> What needs to be done
Starting at the top of the records, output every line through the one that contains "ax = fig.add_axes([0.124, 0.134, 0.821, 0.781])", keeping each exactly as it appears.

> Record excerpts
%%

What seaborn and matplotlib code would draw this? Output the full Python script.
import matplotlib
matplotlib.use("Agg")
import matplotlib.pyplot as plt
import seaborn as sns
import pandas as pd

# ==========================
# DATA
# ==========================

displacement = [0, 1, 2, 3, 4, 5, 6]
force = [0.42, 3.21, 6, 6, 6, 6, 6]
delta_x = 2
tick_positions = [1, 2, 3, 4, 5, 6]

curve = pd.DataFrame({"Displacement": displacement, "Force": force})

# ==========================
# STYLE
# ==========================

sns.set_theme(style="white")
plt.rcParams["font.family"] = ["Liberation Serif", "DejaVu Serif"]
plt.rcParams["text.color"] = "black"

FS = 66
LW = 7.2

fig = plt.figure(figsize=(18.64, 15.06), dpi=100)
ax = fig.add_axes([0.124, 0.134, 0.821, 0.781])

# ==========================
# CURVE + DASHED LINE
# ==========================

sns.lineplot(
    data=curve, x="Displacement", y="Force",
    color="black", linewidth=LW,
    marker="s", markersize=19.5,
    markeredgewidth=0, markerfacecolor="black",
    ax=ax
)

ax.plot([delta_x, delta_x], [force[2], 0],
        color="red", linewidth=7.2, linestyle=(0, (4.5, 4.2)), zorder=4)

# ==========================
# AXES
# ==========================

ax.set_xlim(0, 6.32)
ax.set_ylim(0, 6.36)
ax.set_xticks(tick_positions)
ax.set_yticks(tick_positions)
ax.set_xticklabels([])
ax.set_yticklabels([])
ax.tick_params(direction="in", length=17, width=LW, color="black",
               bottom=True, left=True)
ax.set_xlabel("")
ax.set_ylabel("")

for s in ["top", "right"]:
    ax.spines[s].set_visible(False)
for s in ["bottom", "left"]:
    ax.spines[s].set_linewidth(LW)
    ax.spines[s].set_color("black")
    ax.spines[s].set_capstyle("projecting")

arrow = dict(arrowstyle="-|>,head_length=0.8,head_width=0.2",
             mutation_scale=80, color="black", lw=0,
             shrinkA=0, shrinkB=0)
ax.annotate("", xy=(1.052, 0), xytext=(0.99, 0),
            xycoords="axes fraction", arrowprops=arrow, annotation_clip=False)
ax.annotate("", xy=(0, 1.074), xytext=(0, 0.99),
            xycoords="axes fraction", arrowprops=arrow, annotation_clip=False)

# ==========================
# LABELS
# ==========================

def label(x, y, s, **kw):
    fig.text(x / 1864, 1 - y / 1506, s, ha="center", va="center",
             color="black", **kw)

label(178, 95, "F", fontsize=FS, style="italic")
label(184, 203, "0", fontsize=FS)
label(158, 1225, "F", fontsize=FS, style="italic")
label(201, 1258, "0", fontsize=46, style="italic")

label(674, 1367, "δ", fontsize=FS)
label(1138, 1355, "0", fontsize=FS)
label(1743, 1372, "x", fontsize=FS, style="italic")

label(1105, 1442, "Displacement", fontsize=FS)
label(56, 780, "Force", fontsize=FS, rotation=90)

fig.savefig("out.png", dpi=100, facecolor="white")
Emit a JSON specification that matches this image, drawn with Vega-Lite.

%%

> The output
What seaborn and matplotlib code would draw this? Output the full Python script.
import matplotlib
matplotlib.use("Agg")
import matplotlib.pyplot as plt
import seaborn as sns
import pandas as pd

# ==========================
# DATA
# ==========================

displacement = [0, 1, 2, 3, 4, 5, 6]
force = [0.42, 3.21, 6, 6, 6, 6, 6]
delta_x = 2
tick_positions = [1, 2, 3, 4, 5, 6]

curve = pd.DataFrame({"Displacement": displacement, "Force": force})

# ==========================
# STYLE
# ==========================

sns.set_theme(style="white")
plt.rcParams["font.family"] = ["Liberation Serif", "DejaVu Serif"]
plt.rcParams["text.color"] = "black"

FS = 66
LW = 7.2

fig = plt.figure(figsize=(18.64, 15.06), dpi=100)
ax = fig.add_axes([0.124, 0.134, 0.821, 0.781])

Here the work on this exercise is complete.